What can you do with large maps, posters, architectural drawings, and other items that often are rolled up and pushed to the back of storage or placed on high shelves in hopes they might disappear or go away? How can you make these materials available to your patrons without worry? This webinar will address organizational, storage, handling and reformatting challenges for the safe access and preservation of these often fragile, oversized materials. Particular consideration is given to the variety of processes used to produce maps and architectural drawings, and the special degradation processes particular to these materials. Our focus is on pragmatic, low cost methods for processing, preserving and using large volumes of these records.

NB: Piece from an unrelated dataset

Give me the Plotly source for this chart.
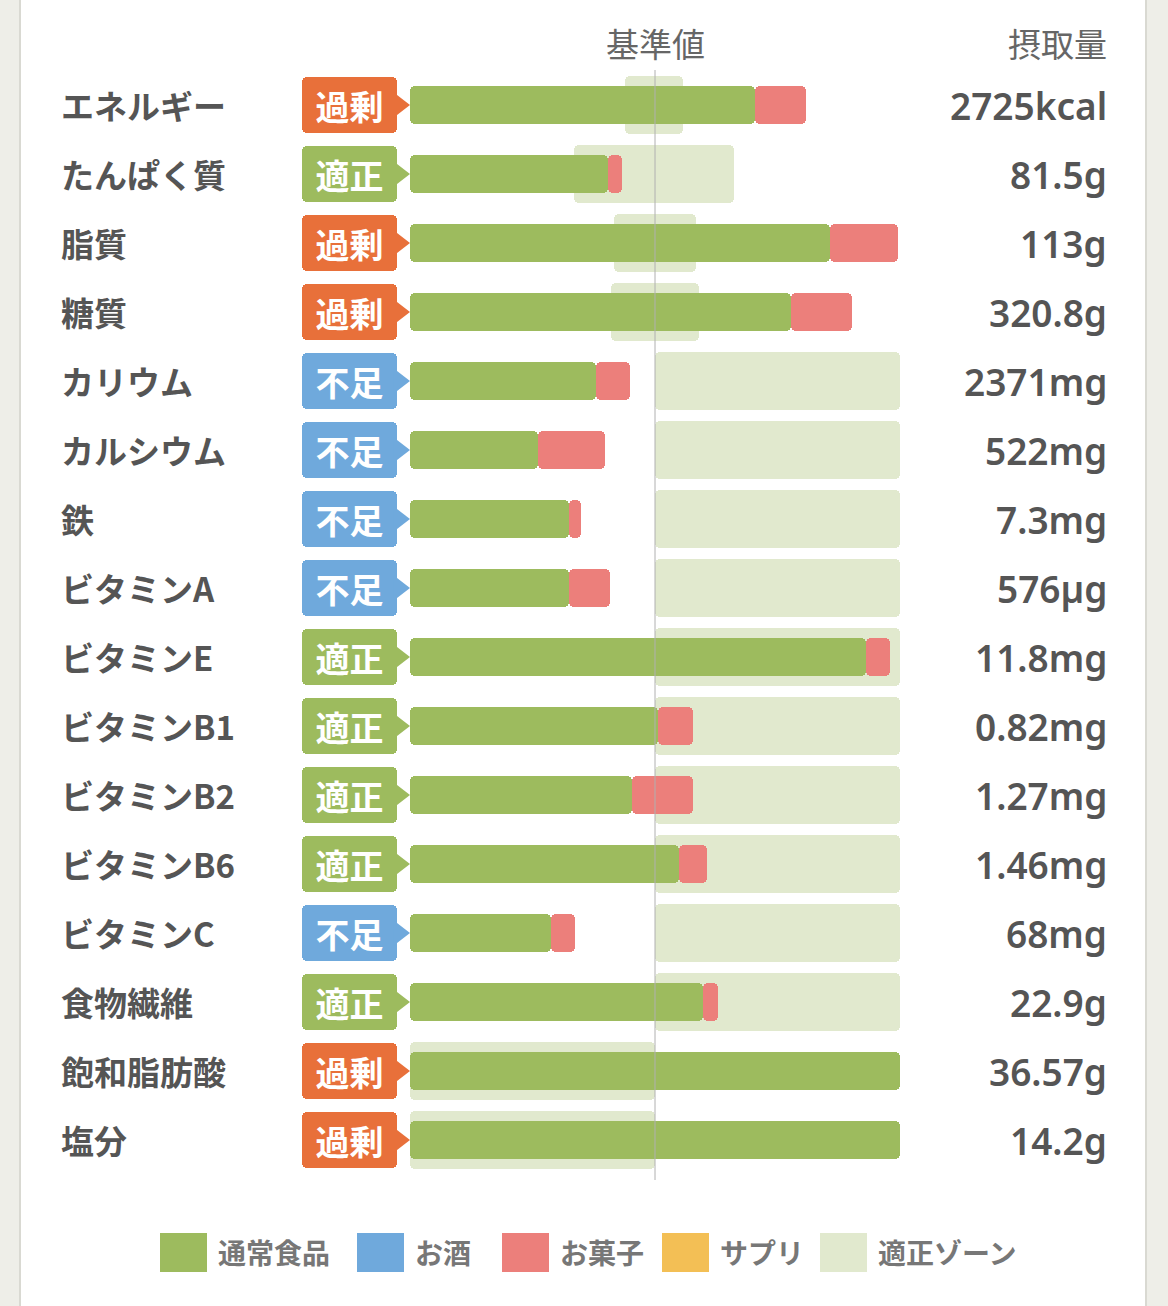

Robin Carlson has been a conservator at the Wisconsin Historical Society for over 25 yrs. Robin received an MFA from the University of Wisconsin in 1983 in Art and is a bench-trained book and paper conservator. After decades at the Wisconsin Historical Society caring for and treating architectural drawings and maps, she has developed an acute understanding of the issues that oversize materials present to institutions.
David Erickson began volunteering for the Wisconsin Historical Society early in 2014, working on expanding and organizing the John Randal McDonald architectural collection. He is co-authoring a book about the life and career of the Wisconsin native architect. Doing research and discovery for the book, David has received, stabilized, processed and digitized over 3,000 architectural drawings before donation to WHS and the State of Florida Archive. Today, David is the Architectural Records Specialist for the Wisconsin Historical Society. When not researching, writing or at WHS, he works as an independent architectural photographer.
Katie Mullen holds a degree in book and paper conservation from the University of Texas at Austin. She is the preservation administrator for the library, archives and museum collections at the Wisconsin Historical Society, and teaches preservation courses in the iSchool at the University of Wisconsin-Madison.